Return the material exactly, first line through the line containing "const points = times.map((t, i)", and nothing more. Pictures stay out.

DATA SEGMENT =
------

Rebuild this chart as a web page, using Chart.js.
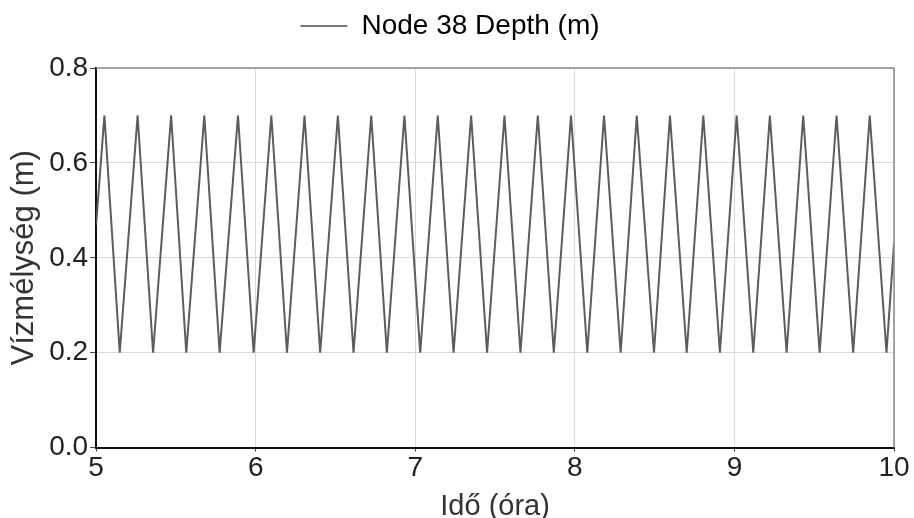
<!DOCTYPE html>
<html>
<head>
<meta charset="utf-8">
<script src="https://cdn.jsdelivr.net/npm/chart.js@4.4.0/dist/chart.umd.min.js"></script>
<style>
  body { margin: 0; background: #fff; }
  #wrap { width: 914px; height: 518px; }
</style>
</head>
<body>
<div id="wrap"><canvas id="depthChart"></canvas></div>
<script>
// turning points of the depth curve (hours / metres)
const times = [5.0,
  5.052, 5.148, 5.26, 5.357, 5.47, 5.565, 5.678, 5.774, 5.889, 5.987,
  6.098, 6.196, 6.306, 6.404, 6.515, 6.613, 6.724, 6.822, 6.932, 7.031,
  7.141, 7.24, 7.35, 7.45, 7.559, 7.659, 7.768, 7.868, 7.976, 8.078,
  8.183, 8.287, 8.388, 8.496, 8.596, 8.701, 8.805, 8.909, 9.014, 9.118,
  9.222, 9.327, 9.431, 9.534, 9.64, 9.744, 9.848, 9.953,
  10.0];
const depths = [0.47,
  0.7, 0.2, 0.7, 0.2, 0.7, 0.2, 0.7, 0.2, 0.7, 0.2,
  0.7, 0.2, 0.7, 0.2, 0.7, 0.2, 0.7, 0.2, 0.7, 0.2,
  0.7, 0.2, 0.7, 0.2, 0.7, 0.2, 0.7, 0.2, 0.7, 0.2,
  0.7, 0.2, 0.7, 0.2, 0.7, 0.2, 0.7, 0.2, 0.7, 0.2,
  0.7, 0.2, 0.7, 0.2, 0.7, 0.2, 0.7, 0.2,
  0.43];
const xTicks = [5, 6, 7, 8, 9, 10];
const yTicks = [0.0, 0.2, 0.4, 0.6, 0.8];
const seriesName = 'Node 38 Depth (m)';

const points = times.map((t, i) => ({ x: t, y: depths[i] }));

// grey top and right frame lines
const frame = {
    id: 'frame',
    afterDraw(chart) {
        const a = chart.chartArea, c = chart.ctx;
        c.save();
        c.strokeStyle = '#8a8a8a';
        c.lineWidth = 1.5;
        c.beginPath();
        c.moveTo(a.left, a.top);
        c.lineTo(a.right, a.top);
        c.lineTo(a.right, a.bottom);
        c.stroke();
        c.restore();
    }
};

// a bit more room under the legend
const legendGap = {
    id: 'legendGap',
    beforeInit(chart) {
        const fit = chart.legend.fit;
        chart.legend.fit = function () {
            fit.bind(chart.legend)();
            this.height += 18;
        };
    }
};

const ctx = document.getElementById('depthChart').getContext('2d');
const depthChart = new Chart(ctx, {
    type: 'line',
    data: {
        datasets: [{
            label: seriesName,
            data: points,
            borderColor: '#5c5c5c',
            backgroundColor: '#7a7a7a',
            borderWidth: 2,
            pointRadius: 0,
            tension: 0,
            fill: false
        }]
    },
    options: {
        responsive: true,
        maintainAspectRatio: false,
        animation: false,
        layout: { padding: { top: 2, right: 20, left: 6, bottom: 0 } },
        plugins: {
            tooltip: { enabled: false },
            legend: {
                position: 'top',
                labels: {
                    color: '#222',
                    font: { family: 'Liberation Sans', size: 28 },
                    boxWidth: 47,
                    boxHeight: 2,
                    padding: 10,
                    generateLabels: (chart) => [{
                        text: seriesName,
                        fillStyle: '#7a7a7a',
                        strokeStyle: '#7a7a7a',
                        lineWidth: 0,
                        datasetIndex: 0
                    }]
                }
            }
        },
        scales: {
            x: {
                type: 'linear',
                min: 5,
                max: 10,
                afterBuildTicks: (s) => { s.ticks = xTicks.map(v => ({ value: v })); },
                ticks: {
                    color: '#222',
                    font: { family: 'Liberation Sans', size: 28 },
                    padding: 0,
                    maxRotation: 0
                },
                grid: { color: '#d9d9d9', lineWidth: 1, tickLength: 4, tickColor: '#444' },
                border: { color: '#111', width: 2 },
                title: {
                    display: true,
                    text: 'Idő (óra)',
                    color: '#333',
                    font: { family: 'Liberation Sans', size: 29 },
                    padding: { top: 4, bottom: -6 }
                }
            },
            y: {
                min: 0,
                max: 0.8,
                afterBuildTicks: (s) => { s.ticks = yTicks.map(v => ({ value: v })); },
                ticks: {
                    color: '#222',
                    font: { family: 'Liberation Sans', size: 28 },
                    padding: 2,
                    callback: (v) => Number(v).toFixed(1)
                },
                grid: { color: '#d9d9d9', lineWidth: 1, tickLength: 6, tickColor: '#444' },
                border: { color: '#111', width: 2 },
                title: {
                    display: true,
                    text: 'Vízmélység (m)',
                    color: '#333',
                    font: { family: 'Liberation Sans', size: 31 },
                    padding: { top: 0, bottom: 4 }
                }
            }
        }
    },
    plugins: [frame, legendGap]
});
</script>
</body>
</html>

------

FULL OUTPUT =
Rebuild this chart as a web page, using Chart.js.
<!DOCTYPE html>
<html>
<head>
<meta charset="utf-8">
<script src="https://cdn.jsdelivr.net/npm/chart.js@4.4.0/dist/chart.umd.min.js"></script>
<style>
  body { margin: 0; background: #fff; }
  #wrap { width: 914px; height: 518px; }
</style>
</head>
<body>
<div id="wrap"><canvas id="depthChart"></canvas></div>
<script>
// turning points of the depth curve (hours / metres)
const times = [5.0,
  5.052, 5.148, 5.26, 5.357, 5.47, 5.565, 5.678, 5.774, 5.889, 5.987,
  6.098, 6.196, 6.306, 6.404, 6.515, 6.613, 6.724, 6.822, 6.932, 7.031,
  7.141, 7.24, 7.35, 7.45, 7.559, 7.659, 7.768, 7.868, 7.976, 8.078,
  8.183, 8.287, 8.388, 8.496, 8.596, 8.701, 8.805, 8.909, 9.014, 9.118,
  9.222, 9.327, 9.431, 9.534, 9.64, 9.744, 9.848, 9.953,
  10.0];
const depths = [0.47,
  0.7, 0.2, 0.7, 0.2, 0.7, 0.2, 0.7, 0.2, 0.7, 0.2,
  0.7, 0.2, 0.7, 0.2, 0.7, 0.2, 0.7, 0.2, 0.7, 0.2,
  0.7, 0.2, 0.7, 0.2, 0.7, 0.2, 0.7, 0.2, 0.7, 0.2,
  0.7, 0.2, 0.7, 0.2, 0.7, 0.2, 0.7, 0.2, 0.7, 0.2,
  0.7, 0.2, 0.7, 0.2, 0.7, 0.2, 0.7, 0.2,
  0.43];
const xTicks = [5, 6, 7, 8, 9, 10];
const yTicks = [0.0, 0.2, 0.4, 0.6, 0.8];
const seriesName = 'Node 38 Depth (m)';

const points = times.map((t, i) => ({ x: t, y: depths[i] }));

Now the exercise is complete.